=== Exercise objective ===
Using the material below, work out how many lines contain the word "picture". Reply with the number and nothing more.

=== Collected data ===
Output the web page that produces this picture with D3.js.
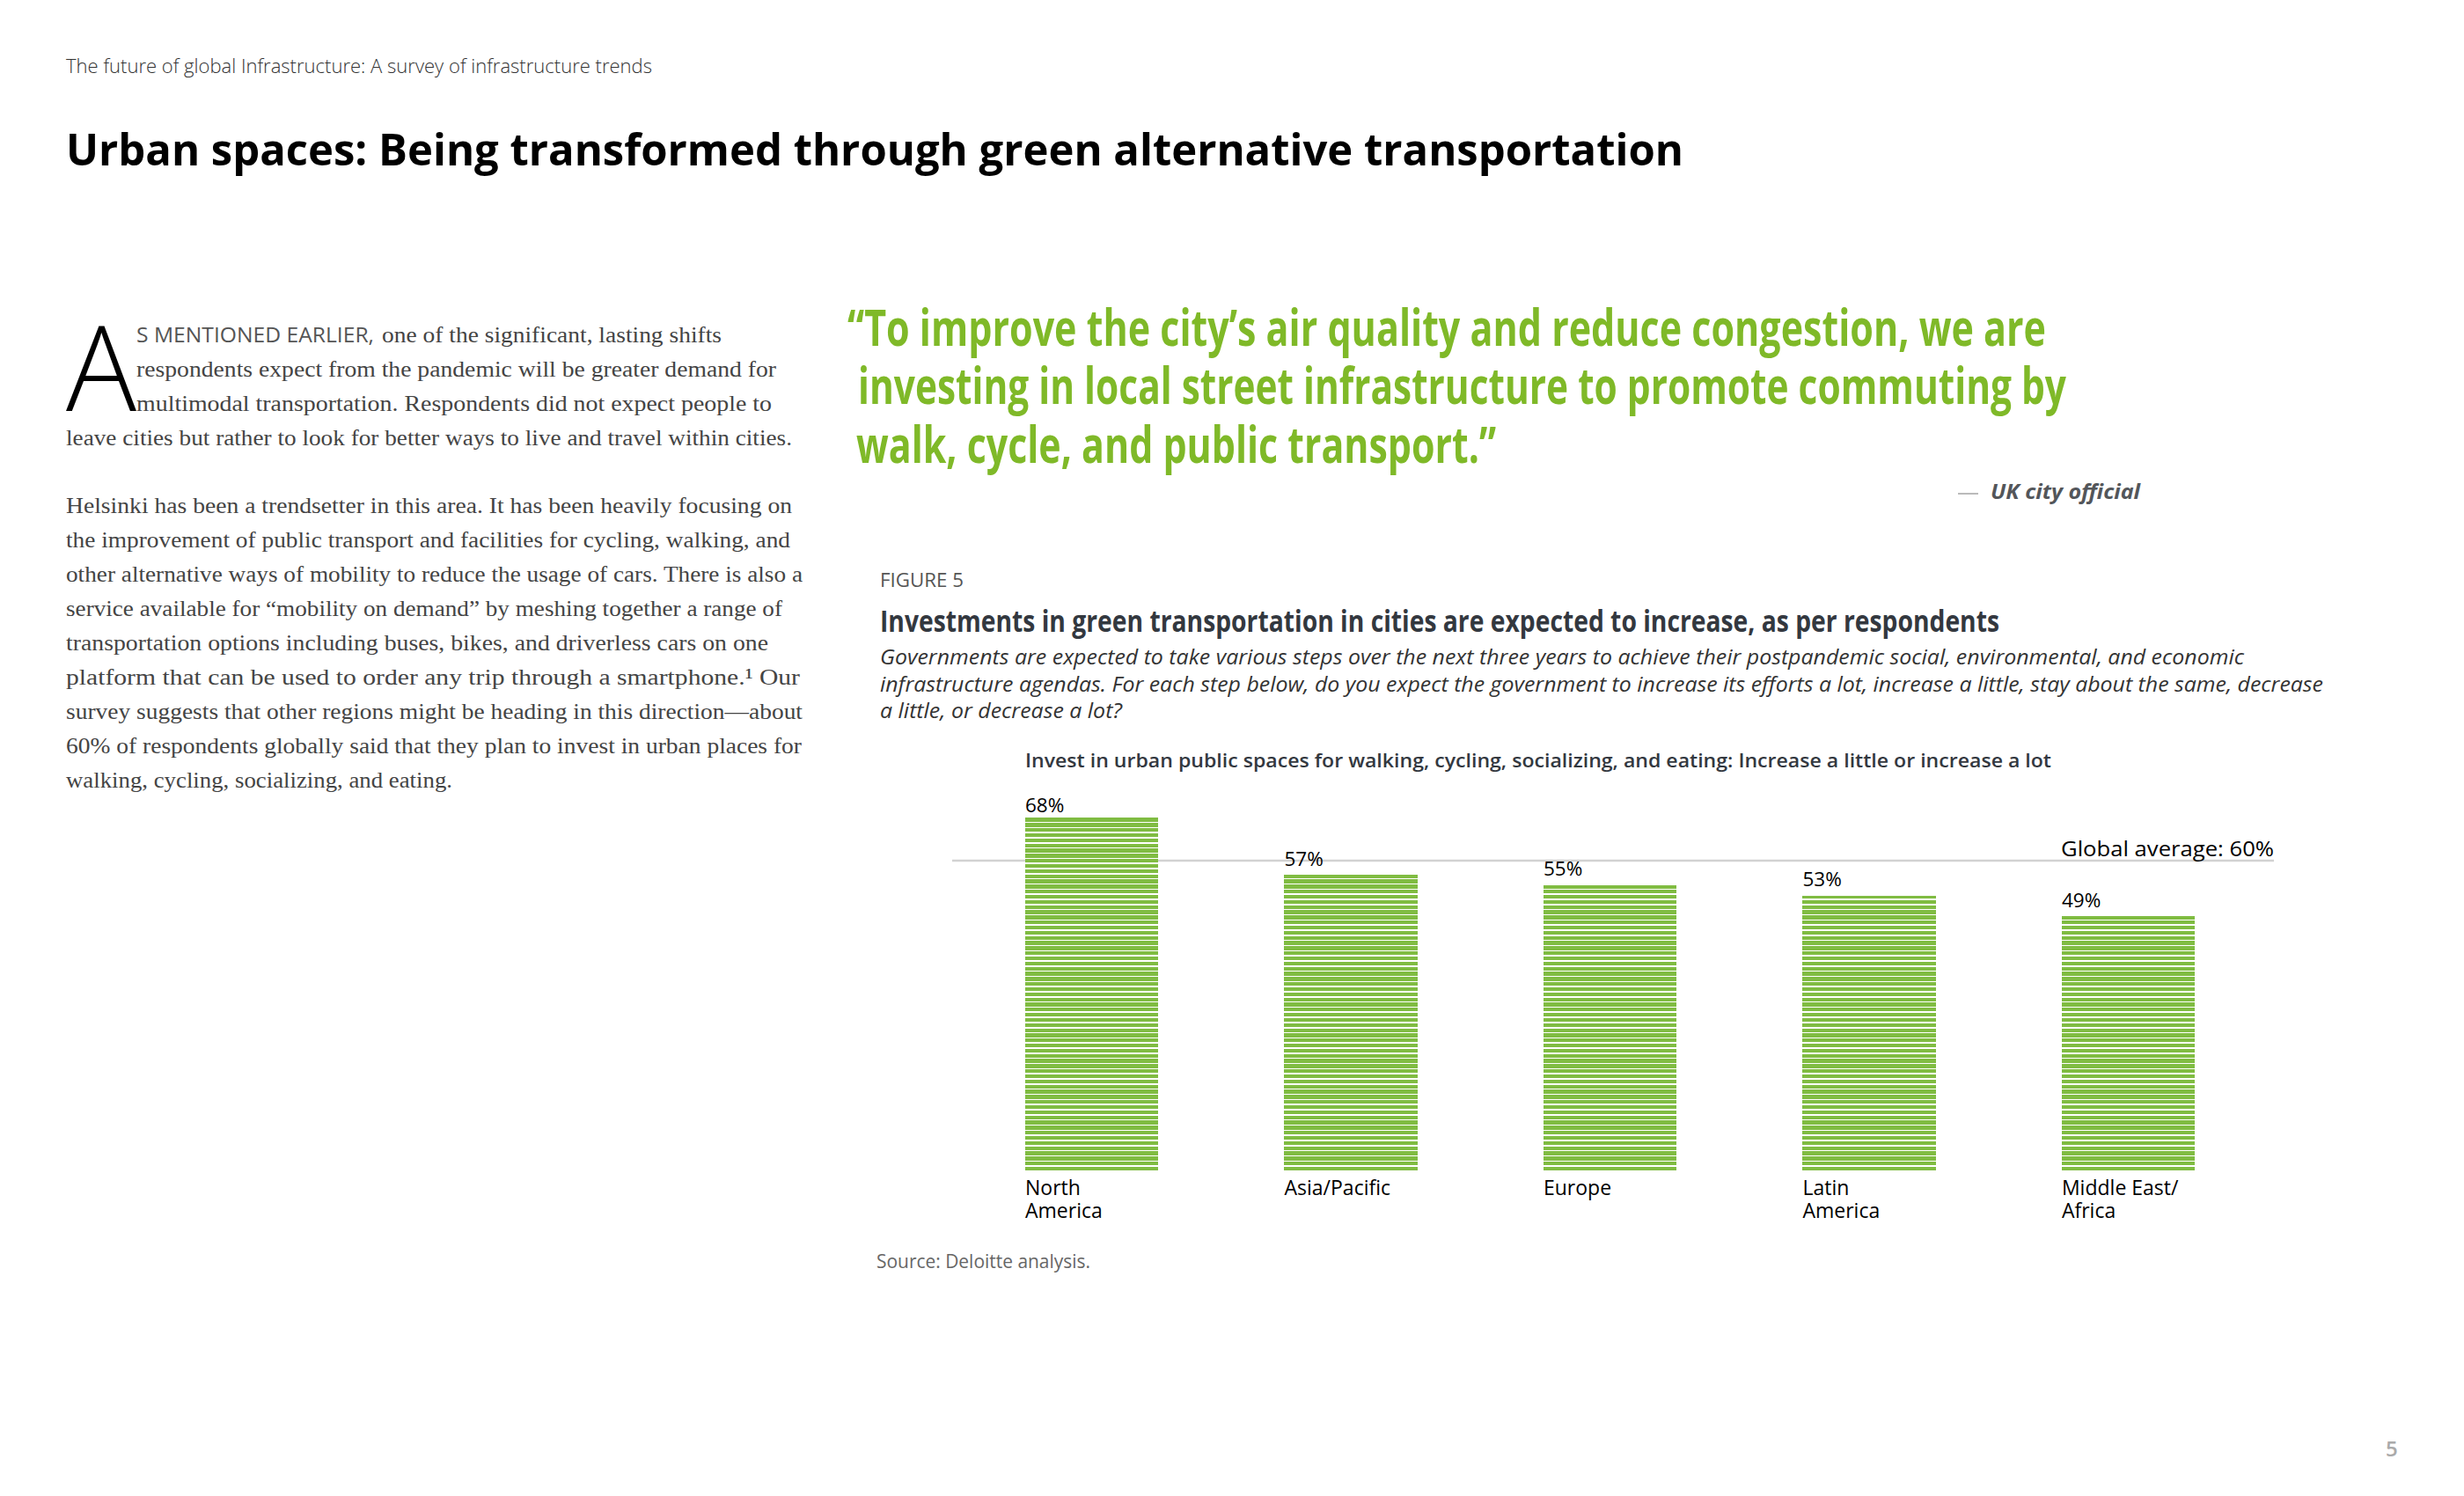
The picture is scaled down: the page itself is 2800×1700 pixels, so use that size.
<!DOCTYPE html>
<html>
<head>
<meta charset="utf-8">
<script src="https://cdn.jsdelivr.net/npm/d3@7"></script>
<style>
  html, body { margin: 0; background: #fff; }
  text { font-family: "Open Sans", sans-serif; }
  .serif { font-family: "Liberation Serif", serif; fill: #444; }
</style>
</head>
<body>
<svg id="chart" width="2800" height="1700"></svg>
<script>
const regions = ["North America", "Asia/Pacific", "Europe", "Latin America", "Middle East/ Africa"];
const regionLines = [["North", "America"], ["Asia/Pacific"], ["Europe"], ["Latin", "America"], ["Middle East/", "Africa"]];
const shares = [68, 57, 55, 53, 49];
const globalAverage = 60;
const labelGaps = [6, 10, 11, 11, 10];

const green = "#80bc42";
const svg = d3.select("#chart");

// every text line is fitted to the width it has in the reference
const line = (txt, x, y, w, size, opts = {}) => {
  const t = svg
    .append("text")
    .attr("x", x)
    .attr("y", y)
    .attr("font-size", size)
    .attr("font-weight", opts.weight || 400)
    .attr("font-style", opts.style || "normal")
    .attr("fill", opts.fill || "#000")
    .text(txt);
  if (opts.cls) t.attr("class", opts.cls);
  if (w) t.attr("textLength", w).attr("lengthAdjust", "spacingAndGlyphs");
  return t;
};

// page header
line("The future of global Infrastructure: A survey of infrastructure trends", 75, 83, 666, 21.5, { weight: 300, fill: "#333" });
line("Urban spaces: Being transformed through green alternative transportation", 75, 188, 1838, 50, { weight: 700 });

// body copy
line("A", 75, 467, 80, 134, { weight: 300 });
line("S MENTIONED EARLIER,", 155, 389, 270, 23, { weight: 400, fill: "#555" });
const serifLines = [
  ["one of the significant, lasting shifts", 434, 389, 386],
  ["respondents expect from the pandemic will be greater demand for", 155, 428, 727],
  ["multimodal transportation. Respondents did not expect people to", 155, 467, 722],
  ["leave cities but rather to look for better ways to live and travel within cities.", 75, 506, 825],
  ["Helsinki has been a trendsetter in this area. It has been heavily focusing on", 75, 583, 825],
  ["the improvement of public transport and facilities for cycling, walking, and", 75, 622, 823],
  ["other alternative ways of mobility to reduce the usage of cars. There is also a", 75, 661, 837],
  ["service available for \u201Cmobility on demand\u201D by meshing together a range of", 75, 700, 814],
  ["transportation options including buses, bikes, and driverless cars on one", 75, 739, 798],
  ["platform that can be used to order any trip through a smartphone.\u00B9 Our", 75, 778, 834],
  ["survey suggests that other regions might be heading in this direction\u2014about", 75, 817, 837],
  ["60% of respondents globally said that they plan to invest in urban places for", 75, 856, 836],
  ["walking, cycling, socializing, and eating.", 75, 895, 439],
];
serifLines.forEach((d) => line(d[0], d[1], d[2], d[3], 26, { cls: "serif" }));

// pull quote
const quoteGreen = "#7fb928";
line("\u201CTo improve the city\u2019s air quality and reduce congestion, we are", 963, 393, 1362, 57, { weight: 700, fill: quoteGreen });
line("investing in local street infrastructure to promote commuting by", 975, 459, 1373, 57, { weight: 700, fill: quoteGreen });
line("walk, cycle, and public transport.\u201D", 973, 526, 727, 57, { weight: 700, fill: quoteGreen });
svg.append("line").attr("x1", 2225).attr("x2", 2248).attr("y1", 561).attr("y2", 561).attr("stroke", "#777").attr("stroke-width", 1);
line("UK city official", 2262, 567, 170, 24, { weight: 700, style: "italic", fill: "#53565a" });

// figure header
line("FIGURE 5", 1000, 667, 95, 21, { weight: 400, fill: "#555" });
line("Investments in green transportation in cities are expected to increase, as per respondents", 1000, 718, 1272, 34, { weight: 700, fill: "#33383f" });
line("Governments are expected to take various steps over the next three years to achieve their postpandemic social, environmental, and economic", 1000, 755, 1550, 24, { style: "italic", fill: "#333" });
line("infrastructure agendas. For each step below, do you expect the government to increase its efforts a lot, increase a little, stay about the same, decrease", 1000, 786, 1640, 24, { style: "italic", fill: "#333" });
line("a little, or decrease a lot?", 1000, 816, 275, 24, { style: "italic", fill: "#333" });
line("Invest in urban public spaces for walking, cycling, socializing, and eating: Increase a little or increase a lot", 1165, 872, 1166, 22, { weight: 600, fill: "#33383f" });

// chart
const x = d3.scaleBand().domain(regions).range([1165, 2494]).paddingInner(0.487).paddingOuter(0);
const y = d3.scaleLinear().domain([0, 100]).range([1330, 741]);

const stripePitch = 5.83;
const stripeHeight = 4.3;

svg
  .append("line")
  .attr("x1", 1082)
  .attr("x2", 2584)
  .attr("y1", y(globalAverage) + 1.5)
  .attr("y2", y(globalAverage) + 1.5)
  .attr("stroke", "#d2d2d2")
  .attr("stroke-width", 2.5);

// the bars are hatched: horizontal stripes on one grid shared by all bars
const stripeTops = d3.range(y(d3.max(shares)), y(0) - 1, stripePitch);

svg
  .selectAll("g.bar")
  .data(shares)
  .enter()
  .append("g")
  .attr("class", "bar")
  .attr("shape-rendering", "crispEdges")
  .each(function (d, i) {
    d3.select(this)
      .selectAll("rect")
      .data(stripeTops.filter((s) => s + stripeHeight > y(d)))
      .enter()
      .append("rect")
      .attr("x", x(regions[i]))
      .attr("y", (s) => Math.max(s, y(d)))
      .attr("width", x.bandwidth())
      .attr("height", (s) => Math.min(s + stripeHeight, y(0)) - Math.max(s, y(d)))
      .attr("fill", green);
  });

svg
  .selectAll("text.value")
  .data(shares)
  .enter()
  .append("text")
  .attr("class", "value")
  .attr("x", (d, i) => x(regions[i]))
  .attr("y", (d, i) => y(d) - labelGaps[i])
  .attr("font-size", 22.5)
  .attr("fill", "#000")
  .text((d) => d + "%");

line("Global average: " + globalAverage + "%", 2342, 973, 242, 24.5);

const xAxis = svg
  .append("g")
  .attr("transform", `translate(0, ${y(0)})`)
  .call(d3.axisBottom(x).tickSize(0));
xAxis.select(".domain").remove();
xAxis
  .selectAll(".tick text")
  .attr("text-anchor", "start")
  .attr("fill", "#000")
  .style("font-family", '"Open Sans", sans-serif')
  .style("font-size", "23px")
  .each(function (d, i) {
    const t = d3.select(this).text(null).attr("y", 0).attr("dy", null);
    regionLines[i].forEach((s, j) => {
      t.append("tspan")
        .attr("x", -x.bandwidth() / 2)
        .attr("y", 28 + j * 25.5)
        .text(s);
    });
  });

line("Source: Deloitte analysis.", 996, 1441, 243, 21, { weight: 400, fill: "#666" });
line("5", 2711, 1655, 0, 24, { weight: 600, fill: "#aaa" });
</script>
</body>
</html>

=== Answer to this problem ===
2